Edible oil supplies remain secure despite Iran conflict: Senior govt official
India is unlikely to face major disruptions in edible oil imports despite Iran-linked tensions, as diversified sourcing from Malaysia, Indonesia and the US provides stability. While supplies remain secure, rising global energy and logistics costs may still push up domestic prices, keeping edible oil a key driver of food inflation.
India’s edible oil imports are unlikely to be disrupted by the ongoing Iran-linked geopolitical tensions, with the government indicating that diversified sourcing from Malaysia, Indonesia and the US provides a strong buffer against supply shocks. Even if disruptions occur on specific routes or at specific origins, India can shift sourcing to alternative suppliers, limiting risks to domestic availability and prices, a senior government official said.
“These routes are not significantly affected, so edible oil supplies are largely safe. If supplies from one source are affected, we can always increase imports from other suppliers. For instance, if soybean oil from one country becomes difficult to source, we can buy more from Malaysia or Indonesia,” the official said, requesting anonymity.
Import basket
India’s edible oil import basket is spread across key global suppliers: palm oil is largely sourced from Southeast Asia, soybean oil from the US, and sunflower oil is imported in smaller quantities, including from Ukraine. According to the official, these supply chains do not critically depend on the most sensitive routes linked to the current conflict.
“Even if a small portion of the supply is disrupted, we can easily increase imports from other sources such as Malaysia or Indonesia. The trade route through that region is not critical for the global edible oil trade,” the official said. “Therefore, in terms of food imports, I do not see any major risk arising from the current disruptions.”
India, the world’s largest importer of edible oil, meets nearly two-thirds of its vegetable oil demand through overseas purchases. The country imported an average of 1.36 million metric tonnes per month in the marketing year that ended in October 2025, reflecting India’s reliance on global markets to bridge the gap between domestic production and consumption.
Inflation linkage
Edible oil remains a key driver of food inflation due to its high import dependence and sensitivity to global price movements. Sharp increases in the prices of palm, soybean, and mustard oil tend to feed quickly into retail inflation as well as into the costs of packaged food and consumer goods
While physical supplies appear stable for now, the broader impact of the Iran conflict is being felt through rising energy costs and logistics pressures. A recent Moneycontrol report highlighted that sectors such as refrigeration and cold chains are facing higher operating costs due to elevated fuel prices and supply chain pressures – factors that also influence pricing of these oils through transportation and processing expenses.
Production and refining are energy-intensive processes that involve fuel use in harvesting, transportation, drying, and extraction.

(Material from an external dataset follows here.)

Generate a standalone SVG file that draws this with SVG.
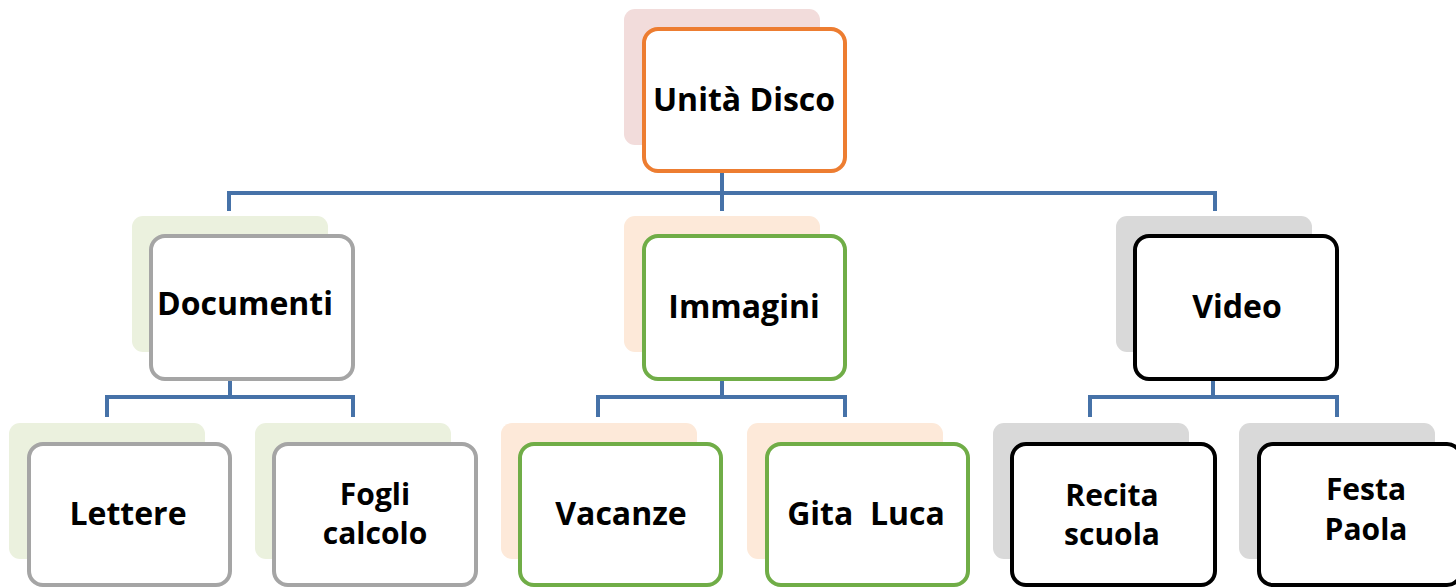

Any sustained increase in fuel or power costs could therefore indirectly push up prices, even if import volumes remain unaffected.
Why edible oil matters
Edible oils are a staple in Indian households and a key input for the food processing industry. Because India imports roughly 55-60 percent of its requirement, global price changes and freight costs quickly transmit to domestic markets. This makes the segment one of the most sensitive components of food inflation, with a direct bearing on household budgets and overall retail price trends.